EXERCISE BRIEF: Images should be left out, and everything else in the listing reproduced exactly.

═════ PROVIDED DATA

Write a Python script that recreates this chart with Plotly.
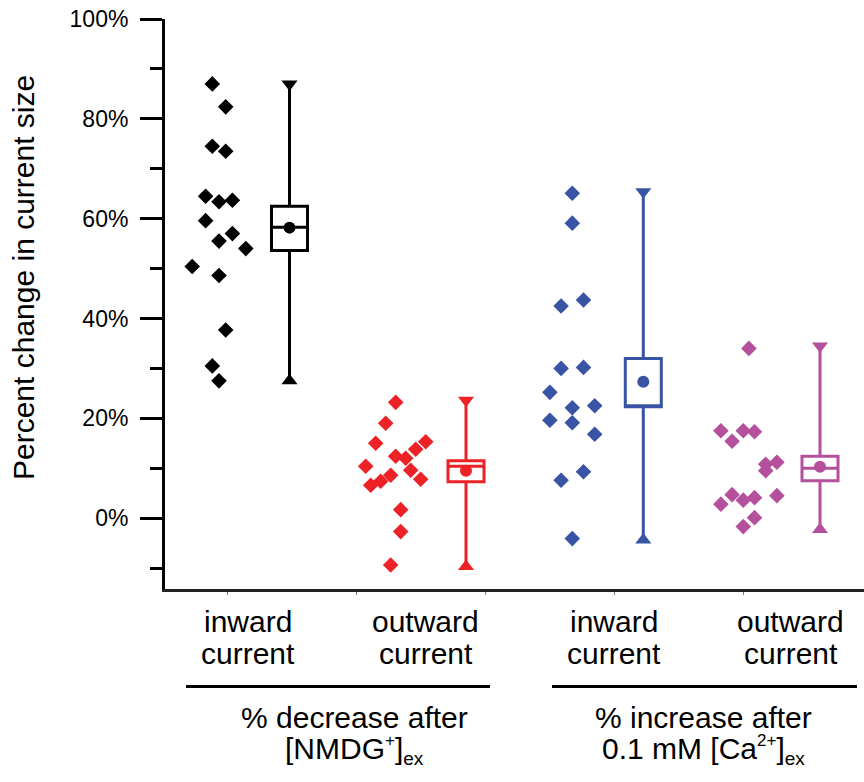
import plotly.graph_objects as go

# ---------------- data ----------------
groups = ["NMDG inward", "NMDG outward", "Ca inward", "Ca outward"]
colors = ["#000000", "#EC2227", "#3954A4", "#B5509D"]

nmdg_inward = [87.0, 82.4, 74.5, 73.5, 64.5, 63.4, 63.7, 59.6, 57.0, 55.5, 54.0, 50.4, 48.6, 37.7, 30.5, 27.5]
nmdg_outward = [23.2, 19.0, 15.0, 15.3, 13.8, 12.4, 12.0, 10.4, 9.6, 8.6, 7.4, 6.6, 7.8, 1.7, -2.7, -9.4]
ca_inward = [65.1, 59.1, 43.7, 42.5, 30.0, 30.2, 25.2, 22.1, 22.5, 19.6, 19.1, 16.8, 9.3, 7.6, -4.1]
ca_outward = [34.0, 17.5, 17.5, 17.3, 15.4, 11.2, 10.8, 9.5, 4.7, 3.6, 4.1, 4.5, 2.8, 0.1, -1.7]

# jitter slot of each point (column index in the dot cloud)
nmdg_inward_slot = [-1, 1, -1, 1, -2, 0, 2, -2, 2, 0, 4, -4, 0, 1, -1, 0]
nmdg_outward_slot = [0, -2, -4, 6, 4, 0, 2, -6, 3, -1, -3, -5, 5, 1, 1, -1]
ca_inward_slot = [0, 0, 1, -1, -1, 1, -2, 0, 2, -2, 0, 2, 1, -1, 0]
ca_outward_slot = [0.5, -2, 0, 1, -1, 3, 2, 2, -1, 0, 1, 3, -2, 1, 0]

# summary stats (box = mean +/- SEM, line = median, dot = mean, whiskers = min/max)
means = [58.2, 9.5, 27.3, 10.3]
medians = [58.3, 10.4, 22.3, 10.0]
box_low = [53.6, 7.3, 22.3, 7.5]
box_high = [62.5, 11.5, 32.0, 12.4]
mins = [27.5, -9.7, -4.4, -2.3]
maxs = [87.0, 23.6, 65.4, 34.5]

y_tickvals = [0, 20, 40, 60, 80, 100]
y_ticktext = ["0%", "20%", "40%", "60%", "80%", "100%"]

cat_line1 = ["inward", "outward", "inward", "outward"]
cat_line2 = ["current", "current", "current", "current"]
cond_line1 = ["% decrease after", "% increase after"]
cond_line2 = ["[NMDG<sup><span style='font-size:17px'>+</span></sup>]<sub><span style='font-size:19px'>ex</span></sub>",
              "0.1 mM [Ca<sup><span style='font-size:17px'>2+</span></sup>]<sub><span style='font-size:19px'>ex</span></sub>"]

# ---------------- layout geometry (x axis in pixel-like units) ----------------
point_centers = [219, 395.7, 572.3, 743.3]
jitter_steps = [6.7, 5.0, 11.2, 11.2]
box_centers = [289.5, 466, 643.3, 820]
label_centers = [248, 425.6, 614, 790.5]
cond_spans = [(186, 490), (552, 857)]
cond_text_centers = [354, 703]

W, H = 864, 782
L, R, T, B = 165, 0, 19, 193
PW, PH = W - L - R, H - T - B
FONT = "Arial, Liberation Sans, sans-serif"
TXT = 30


def px_x(px):
    return (px - L) / PW


def px_y(py):
    return (H - B - py) / PH


values = [nmdg_inward, nmdg_outward, ca_inward, ca_outward]
slots = [nmdg_inward_slot, nmdg_outward_slot, ca_inward_slot, ca_outward_slot]

fig = go.Figure()

for i in range(4):
    c = colors[i]
    fig.add_trace(go.Box(
        x=[box_centers[i]], q1=[box_low[i]], median=[medians[i]], q3=[box_high[i]],
        lowerfence=[mins[i]], upperfence=[maxs[i]], width=36,
        line=dict(color=c, width=3), fillcolor="white", whiskerwidth=0,
        boxpoints=False, showlegend=False, hoverinfo="skip",
    ))
    xs = [point_centers[i] + s * jitter_steps[i] for s in slots[i]]
    fig.add_trace(go.Scatter(
        x=xs, y=values[i], mode="markers",
        marker=dict(symbol="diamond", size=12, color=c, line=dict(width=0)),
        showlegend=False, cliponaxis=False,
    ))
    fig.add_trace(go.Scatter(
        x=[box_centers[i]], y=[means[i]], mode="markers",
        marker=dict(symbol="circle", size=12, color=c), showlegend=False,
    ))
    fig.add_trace(go.Scatter(
        x=[box_centers[i], box_centers[i]], y=[maxs[i], mins[i]], mode="markers",
        marker=dict(symbol=["triangle-down", "triangle-up"], size=14, color=c),
        showlegend=False, cliponaxis=False,
    ))

annotations = []
for i in range(4):
    annotations.append(dict(x=px_x(label_centers[i]), y=px_y(621), xref="paper", yref="paper",
                            text=cat_line1[i], showarrow=False, xanchor="center", yanchor="middle",
                            font=dict(size=TXT, color="black", family=FONT)))
    annotations.append(dict(x=px_x(label_centers[i]), y=px_y(653), xref="paper", yref="paper",
                            text=cat_line2[i], showarrow=False, xanchor="center", yanchor="middle",
                            font=dict(size=TXT, color="black", family=FONT)))

shapes = []
for j, (a, b) in enumerate(cond_spans):
    cx = cond_text_centers[j]
    shapes.append(dict(type="line", xref="paper", yref="paper", x0=px_x(a), x1=px_x(b),
                       y0=px_y(686.5), y1=px_y(686.5), line=dict(color="black", width=3)))
    annotations.append(dict(x=px_x(cx), y=px_y(717), xref="paper", yref="paper",
                            text=cond_line1[j], showarrow=False, xanchor="center", yanchor="middle",
                            font=dict(size=TXT, color="black", family=FONT)))
    annotations.append(dict(x=px_x(cx), y=px_y(750), xref="paper", yref="paper",
                            text=cond_line2[j], showarrow=False, xanchor="center", yanchor="middle",
                            font=dict(size=TXT, color="black", family=FONT)))

annotations.append(dict(x=px_x(23), y=px_y(278), xref="paper", yref="paper",
                        text="Percent change in current size", textangle=-90, showarrow=False,
                        xanchor="center", yanchor="middle",
                        font=dict(size=TXT, color="black", family=FONT)))

fig.update_layout(
    width=W, height=H, margin=dict(l=L, r=R, t=T, b=B, pad=0),
    plot_bgcolor="white", paper_bgcolor="white", showlegend=False,
    font=dict(family=FONT, color="black"),
    annotations=annotations, shapes=shapes,
    xaxis=dict(range=[L, W], showgrid=False, zeroline=False, showline=True,
               linecolor="#222222", linewidth=3, ticks="outside", ticklen=3, tickwidth=1,
               tickcolor="#777777", tick0=227, dtick=129, showticklabels=False, fixedrange=True),
    yaxis=dict(range=[-14.2, 100], showgrid=False, zeroline=False, showline=True,
               linecolor="black", linewidth=3, ticks="outside", ticklen=22, tickwidth=3,
               tickcolor="black", tickvals=y_tickvals, ticktext=y_ticktext,
               tickfont=dict(size=23, color="black", family=FONT), ticklabelstandoff=7,
               minor=dict(ticks="outside", ticklen=12, tickwidth=3, tickcolor="black",
                          tickvals=[-10, 10, 30, 50, 70, 90], showgrid=False)),
)

fig.write_html("out.html", config={"displayModeBar": False},
               post_script="document.body.style.margin='0';document.body.style.overflow='hidden';")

══════════

WORKED SOLUTION:
Write a Python script that recreates this chart with Plotly.
import plotly.graph_objects as go

# ---------------- data ----------------
groups = ["NMDG inward", "NMDG outward", "Ca inward", "Ca outward"]
colors = ["#000000", "#EC2227", "#3954A4", "#B5509D"]

nmdg_inward = [87.0, 82.4, 74.5, 73.5, 64.5, 63.4, 63.7, 59.6, 57.0, 55.5, 54.0, 50.4, 48.6, 37.7, 30.5, 27.5]
nmdg_outward = [23.2, 19.0, 15.0, 15.3, 13.8, 12.4, 12.0, 10.4, 9.6, 8.6, 7.4, 6.6, 7.8, 1.7, -2.7, -9.4]
ca_inward = [65.1, 59.1, 43.7, 42.5, 30.0, 30.2, 25.2, 22.1, 22.5, 19.6, 19.1, 16.8, 9.3, 7.6, -4.1]
ca_outward = [34.0, 17.5, 17.5, 17.3, 15.4, 11.2, 10.8, 9.5, 4.7, 3.6, 4.1, 4.5, 2.8, 0.1, -1.7]

# jitter slot of each point (column index in the dot cloud)
nmdg_inward_slot = [-1, 1, -1, 1, -2, 0, 2, -2, 2, 0, 4, -4, 0, 1, -1, 0]
nmdg_outward_slot = [0, -2, -4, 6, 4, 0, 2, -6, 3, -1, -3, -5, 5, 1, 1, -1]
ca_inward_slot = [0, 0, 1, -1, -1, 1, -2, 0, 2, -2, 0, 2, 1, -1, 0]
ca_outward_slot = [0.5, -2, 0, 1, -1, 3, 2, 2, -1, 0, 1, 3, -2, 1, 0]

# summary stats (box = mean +/- SEM, line = median, dot = mean, whiskers = min/max)
means = [58.2, 9.5, 27.3, 10.3]
medians = [58.3, 10.4, 22.3, 10.0]
box_low = [53.6, 7.3, 22.3, 7.5]
box_high = [62.5, 11.5, 32.0, 12.4]
mins = [27.5, -9.7, -4.4, -2.3]
maxs = [87.0, 23.6, 65.4, 34.5]

y_tickvals = [0, 20, 40, 60, 80, 100]
y_ticktext = ["0%", "20%", "40%", "60%", "80%", "100%"]

cat_line1 = ["inward", "outward", "inward", "outward"]
cat_line2 = ["current", "current", "current", "current"]
cond_line1 = ["% decrease after", "% increase after"]
cond_line2 = ["[NMDG<sup><span style='font-size:17px'>+</span></sup>]<sub><span style='font-size:19px'>ex</span></sub>",
              "0.1 mM [Ca<sup><span style='font-size:17px'>2+</span></sup>]<sub><span style='font-size:19px'>ex</span></sub>"]

# ---------------- layout geometry (x axis in pixel-like units) ----------------
point_centers = [219, 395.7, 572.3, 743.3]
jitter_steps = [6.7, 5.0, 11.2, 11.2]
box_centers = [289.5, 466, 643.3, 820]
label_centers = [248, 425.6, 614, 790.5]
cond_spans = [(186, 490), (552, 857)]
cond_text_centers = [354, 703]

W, H = 864, 782
L, R, T, B = 165, 0, 19, 193
PW, PH = W - L - R, H - T - B
FONT = "Arial, Liberation Sans, sans-serif"
TXT = 30


def px_x(px):
    return (px - L) / PW


def px_y(py):
    return (H - B - py) / PH


values = [nmdg_inward, nmdg_outward, ca_inward, ca_outward]
slots = [nmdg_inward_slot, nmdg_outward_slot, ca_inward_slot, ca_outward_slot]

fig = go.Figure()

for i in range(4):
    c = colors[i]
    fig.add_trace(go.Box(
        x=[box_centers[i]], q1=[box_low[i]], median=[medians[i]], q3=[box_high[i]],
        lowerfence=[mins[i]], upperfence=[maxs[i]], width=36,
        line=dict(color=c, width=3), fillcolor="white", whiskerwidth=0,
        boxpoints=False, showlegend=False, hoverinfo="skip",
    ))
    xs = [point_centers[i] + s * jitter_steps[i] for s in slots[i]]
    fig.add_trace(go.Scatter(
        x=xs, y=values[i], mode="markers",
        marker=dict(symbol="diamond", size=12, color=c, line=dict(width=0)),
        showlegend=False, cliponaxis=False,
    ))
    fig.add_trace(go.Scatter(
        x=[box_centers[i]], y=[means[i]], mode="markers",
        marker=dict(symbol="circle", size=12, color=c), showlegend=False,
    ))
    fig.add_trace(go.Scatter(
        x=[box_centers[i], box_centers[i]], y=[maxs[i], mins[i]], mode="markers",
        marker=dict(symbol=["triangle-down", "triangle-up"], size=14, color=c),
        showlegend=False, cliponaxis=False,
    ))

annotations = []
for i in range(4):
    annotations.append(dict(x=px_x(label_centers[i]), y=px_y(621), xref="paper", yref="paper",
                            text=cat_line1[i], showarrow=False, xanchor="center", yanchor="middle",
                            font=dict(size=TXT, color="black", family=FONT)))
    annotations.append(dict(x=px_x(label_centers[i]), y=px_y(653), xref="paper", yref="paper",
                            text=cat_line2[i], showarrow=False, xanchor="center", yanchor="middle",
                            font=dict(size=TXT, color="black", family=FONT)))

shapes = []
for j, (a, b) in enumerate(cond_spans):
    cx = cond_text_centers[j]
    shapes.append(dict(type="line", xref="paper", yref="paper", x0=px_x(a), x1=px_x(b),
                       y0=px_y(686.5), y1=px_y(686.5), line=dict(color="black", width=3)))
    annotations.append(dict(x=px_x(cx), y=px_y(717), xref="paper", yref="paper",
                            text=cond_line1[j], showarrow=False, xanchor="center", yanchor="middle",
                            font=dict(size=TXT, color="black", family=FONT)))
    annotations.append(dict(x=px_x(cx), y=px_y(750), xref="paper", yref="paper",
                            text=cond_line2[j], showarrow=False, xanchor="center", yanchor="middle",
                            font=dict(size=TXT, color="black", family=FONT)))

annotations.append(dict(x=px_x(23), y=px_y(278), xref="paper", yref="paper",
                        text="Percent change in current size", textangle=-90, showarrow=False,
                        xanchor="center", yanchor="middle",
                        font=dict(size=TXT, color="black", family=FONT)))

fig.update_layout(
    width=W, height=H, margin=dict(l=L, r=R, t=T, b=B, pad=0),
    plot_bgcolor="white", paper_bgcolor="white", showlegend=False,
    font=dict(family=FONT, color="black"),
    annotations=annotations, shapes=shapes,
    xaxis=dict(range=[L, W], showgrid=False, zeroline=False, showline=True,
               linecolor="#222222", linewidth=3, ticks="outside", ticklen=3, tickwidth=1,
               tickcolor="#777777", tick0=227, dtick=129, showticklabels=False, fixedrange=True),
    yaxis=dict(range=[-14.2, 100], showgrid=False, zeroline=False, showline=True,
               linecolor="black", linewidth=3, ticks="outside", ticklen=22, tickwidth=3,
               tickcolor="black", tickvals=y_tickvals, ticktext=y_ticktext,
               tickfont=dict(size=23, color="black", family=FONT), ticklabelstandoff=7,
               minor=dict(ticks="outside", ticklen=12, tickwidth=3, tickcolor="black",
                          tickvals=[-10, 10, 30, 50, 70, 90], showgrid=False)),
)

fig.write_html("out.html", config={"displayModeBar": False},
               post_script="document.body.style.margin='0';document.body.style.overflow='hidden';")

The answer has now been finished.